▶ _What is needed_:
Only the lines from the top of the listing below to the line that has "import * as d3 from 'd3';" should be echoed, with both ends kept and pictures left out.

▶ _Stored data_:
◇ ◇ ◇ ◇ ◇

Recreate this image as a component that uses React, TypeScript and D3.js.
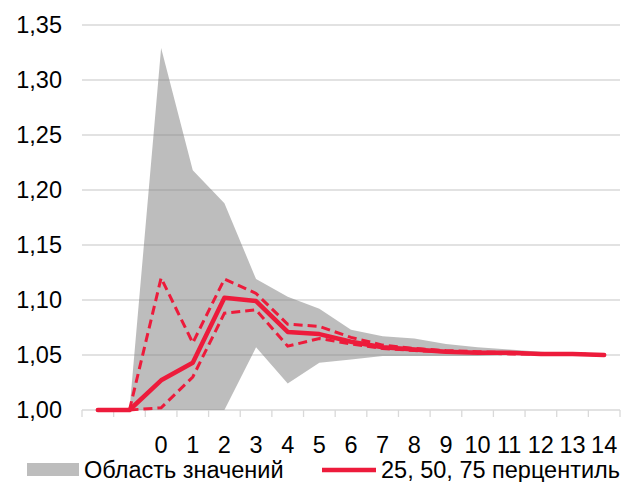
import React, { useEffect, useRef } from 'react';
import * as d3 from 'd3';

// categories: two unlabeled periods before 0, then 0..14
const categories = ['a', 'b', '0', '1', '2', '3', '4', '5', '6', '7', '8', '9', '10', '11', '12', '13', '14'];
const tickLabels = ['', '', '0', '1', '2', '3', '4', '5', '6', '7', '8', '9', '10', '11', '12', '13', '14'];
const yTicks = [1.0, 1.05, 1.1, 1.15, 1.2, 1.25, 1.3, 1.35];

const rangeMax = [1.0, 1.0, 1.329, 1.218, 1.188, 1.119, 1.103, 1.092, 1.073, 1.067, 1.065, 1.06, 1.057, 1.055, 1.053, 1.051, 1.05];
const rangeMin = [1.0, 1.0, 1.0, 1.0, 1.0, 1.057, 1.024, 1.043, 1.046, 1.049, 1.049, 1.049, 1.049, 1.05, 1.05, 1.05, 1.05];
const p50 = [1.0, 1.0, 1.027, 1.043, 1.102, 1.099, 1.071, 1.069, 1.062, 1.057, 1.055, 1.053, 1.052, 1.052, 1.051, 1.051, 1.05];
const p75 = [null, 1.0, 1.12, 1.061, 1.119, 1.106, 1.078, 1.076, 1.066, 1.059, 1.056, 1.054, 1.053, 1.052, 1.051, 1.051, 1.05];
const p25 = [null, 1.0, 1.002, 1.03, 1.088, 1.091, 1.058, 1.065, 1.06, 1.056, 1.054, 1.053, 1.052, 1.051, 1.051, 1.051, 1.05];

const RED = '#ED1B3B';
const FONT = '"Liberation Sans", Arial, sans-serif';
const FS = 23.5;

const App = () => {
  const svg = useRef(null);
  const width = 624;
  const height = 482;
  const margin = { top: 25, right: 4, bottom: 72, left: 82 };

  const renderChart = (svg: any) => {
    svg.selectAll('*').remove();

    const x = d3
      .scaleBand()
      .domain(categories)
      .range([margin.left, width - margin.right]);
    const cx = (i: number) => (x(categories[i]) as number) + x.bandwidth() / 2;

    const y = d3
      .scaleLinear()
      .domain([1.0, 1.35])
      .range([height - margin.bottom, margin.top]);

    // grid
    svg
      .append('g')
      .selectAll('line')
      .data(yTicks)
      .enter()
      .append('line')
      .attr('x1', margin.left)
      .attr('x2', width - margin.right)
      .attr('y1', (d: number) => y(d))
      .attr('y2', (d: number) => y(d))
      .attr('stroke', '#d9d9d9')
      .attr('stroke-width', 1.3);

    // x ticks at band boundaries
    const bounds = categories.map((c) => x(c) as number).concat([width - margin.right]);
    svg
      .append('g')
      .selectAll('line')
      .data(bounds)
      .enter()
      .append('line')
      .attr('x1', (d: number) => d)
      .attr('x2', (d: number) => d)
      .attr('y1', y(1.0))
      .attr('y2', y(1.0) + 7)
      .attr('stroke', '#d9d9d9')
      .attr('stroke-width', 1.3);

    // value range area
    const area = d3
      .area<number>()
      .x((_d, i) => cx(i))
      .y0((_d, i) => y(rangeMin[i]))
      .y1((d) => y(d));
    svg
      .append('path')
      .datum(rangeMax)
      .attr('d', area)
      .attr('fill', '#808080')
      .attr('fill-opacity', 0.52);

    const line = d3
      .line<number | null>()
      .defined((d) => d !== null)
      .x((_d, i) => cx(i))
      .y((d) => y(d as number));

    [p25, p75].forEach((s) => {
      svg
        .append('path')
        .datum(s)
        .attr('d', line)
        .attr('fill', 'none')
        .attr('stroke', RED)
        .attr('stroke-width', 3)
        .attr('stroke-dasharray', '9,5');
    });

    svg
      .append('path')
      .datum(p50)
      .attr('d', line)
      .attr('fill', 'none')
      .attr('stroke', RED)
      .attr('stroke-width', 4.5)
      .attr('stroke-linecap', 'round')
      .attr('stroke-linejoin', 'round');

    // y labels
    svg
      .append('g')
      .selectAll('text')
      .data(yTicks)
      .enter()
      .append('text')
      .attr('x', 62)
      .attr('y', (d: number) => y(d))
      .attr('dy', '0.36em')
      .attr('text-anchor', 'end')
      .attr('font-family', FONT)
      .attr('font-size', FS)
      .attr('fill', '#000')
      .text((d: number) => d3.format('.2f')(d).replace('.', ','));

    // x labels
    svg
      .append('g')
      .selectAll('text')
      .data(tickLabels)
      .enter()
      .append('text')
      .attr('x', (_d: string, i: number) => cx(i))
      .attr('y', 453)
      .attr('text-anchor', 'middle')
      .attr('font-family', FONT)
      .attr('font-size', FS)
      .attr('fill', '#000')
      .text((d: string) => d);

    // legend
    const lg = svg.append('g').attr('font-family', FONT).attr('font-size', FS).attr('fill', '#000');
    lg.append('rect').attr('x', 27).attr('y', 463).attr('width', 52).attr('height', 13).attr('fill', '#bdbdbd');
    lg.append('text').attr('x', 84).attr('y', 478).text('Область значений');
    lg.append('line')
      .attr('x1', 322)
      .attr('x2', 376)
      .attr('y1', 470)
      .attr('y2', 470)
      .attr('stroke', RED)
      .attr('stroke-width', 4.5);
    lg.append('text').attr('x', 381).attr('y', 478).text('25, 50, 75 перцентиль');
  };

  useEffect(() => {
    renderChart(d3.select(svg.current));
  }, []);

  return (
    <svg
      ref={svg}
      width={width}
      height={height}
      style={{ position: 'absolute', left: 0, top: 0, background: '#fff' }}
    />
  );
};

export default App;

◇ ◇ ◇ ◇ ◇

▶ _Reply_:
Recreate this image as a component that uses React, TypeScript and D3.js.
import React, { useEffect, useRef } from 'react';
import * as d3 from 'd3';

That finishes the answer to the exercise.